1. Using the Bible: Themes not Texts
When I first became a Christian, I was encouraged to see the Bible as having all the solutions to life's problems. If there was any issue at all then it was to the Bible that we should turn for a definitive answer. It was a question of a text for every occasion. It didn't take too long to see that there were difficulties with this approach. What about issues that simply weren't around when the Bible was written, nuclear power for example? This difficulty was admitted, but the Bible was still considered as having answers to those issues that were issues then as well as now: sex and marriage, for example. And I have to say that many people I knew were far more worried about people having sex than they were about nuclear destruction!

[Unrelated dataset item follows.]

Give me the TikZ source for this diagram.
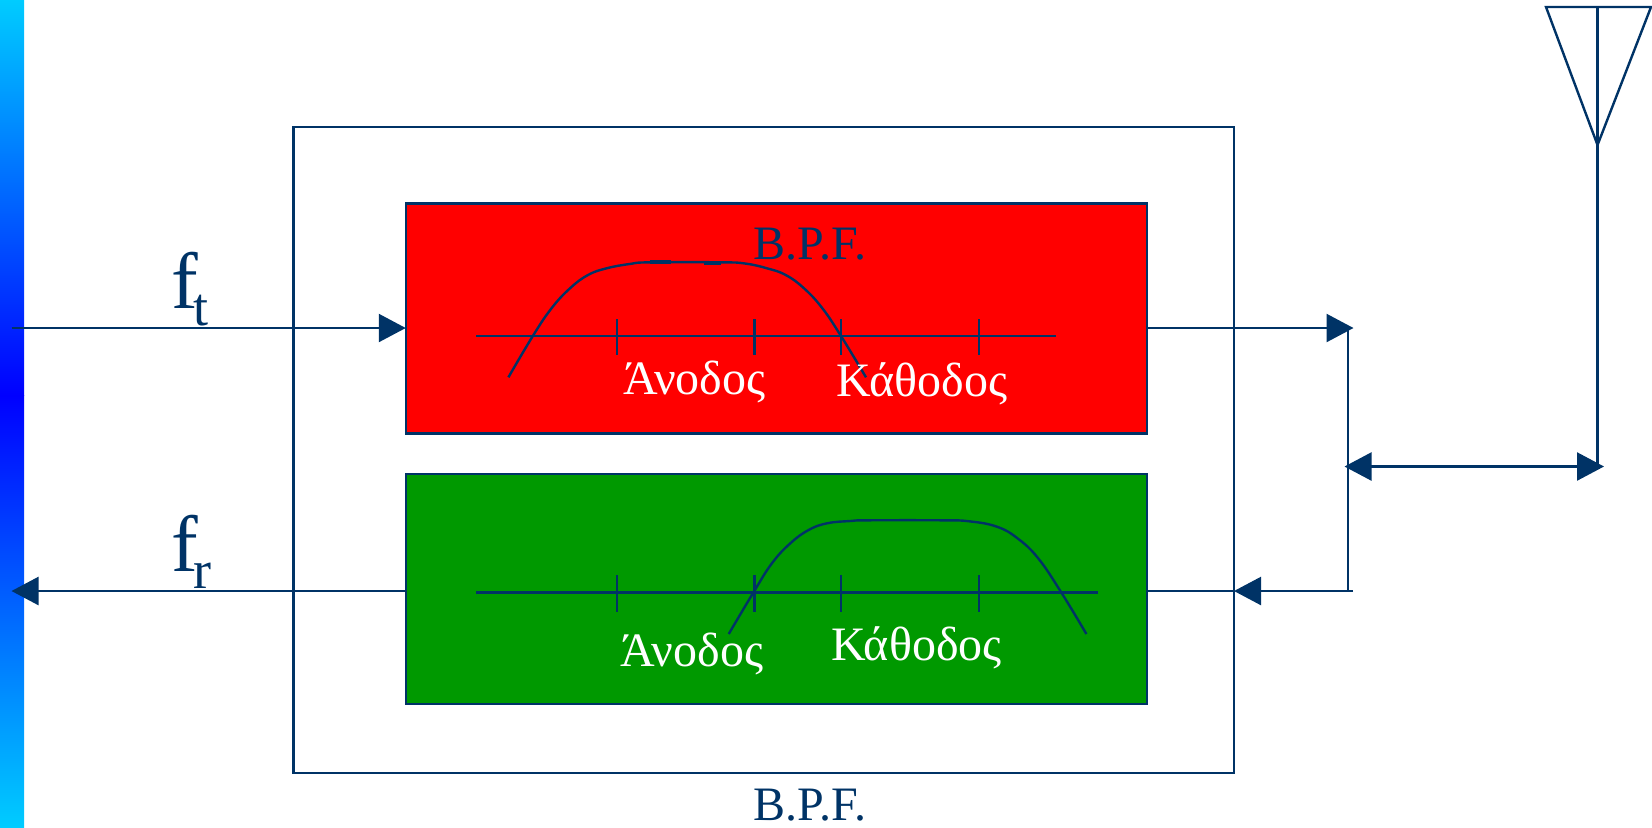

In fairness, evangelicals at least, were reasonably united on this approach and largely agreed on what the answers were that the Bible gave to the questions we face.
This consensus began to break down, or so it seemed to me, over the issue of women's ordination. In my own church, for example, in the debates leading up to the vote in the General Synod of the Church of England in 1992, evangelicals were seen to be divided over how to interpret the Bible on this issue. For some it was very straightforward, the Bible did not allow women to have authority over men so that was that. Others tried to argue that the Bible did support women being ordained and that the texts had simply been misunderstood and misinterpreted in the past. I always felt that those taking this approach sounded as if they were arguing that black was white.
The approach that carried the day was that while indeed there were texts in the Bible that, taken literally, would not allow women to be ordained these were culturally limited, did not represent the spirit of the Gospel, and did not apply today. The thrust of New Testament teaching, it was argued, led to the conclusion that women should be ordained, regardless of what specific texts did or did not say.
Not all were happy with this approach, of course, but it has, I suggest, become the majority view amongst evangelicals in approaching the issue of women having authority in the Church, irrespective of which denomination they happen belong to. I single evangelicals out solely because of the emphasis they make, theoretically at least, on seeing the Bible as the authority for decisions within the Church.
There has been a general movement from a 'text' based approach in which texts are found for or against on an issue to a 'theme' based approach in which Biblical themes are seen as what should be followed, even if there are specific texts pointing in the opposite direction. So when it comes to women's ordination, the Biblical theme that 'in Christ all are equal' means that women as well as men can be ordained, even though 1 Timothy 2, taken literally, seems to suggest otherwise.
I realize, of course that the whole issue of women's ordination is far more complicated than this, but I hope you get the point about what I am saying about how the issue is being approached by those who want to allow the Bible a significant role in making a decision.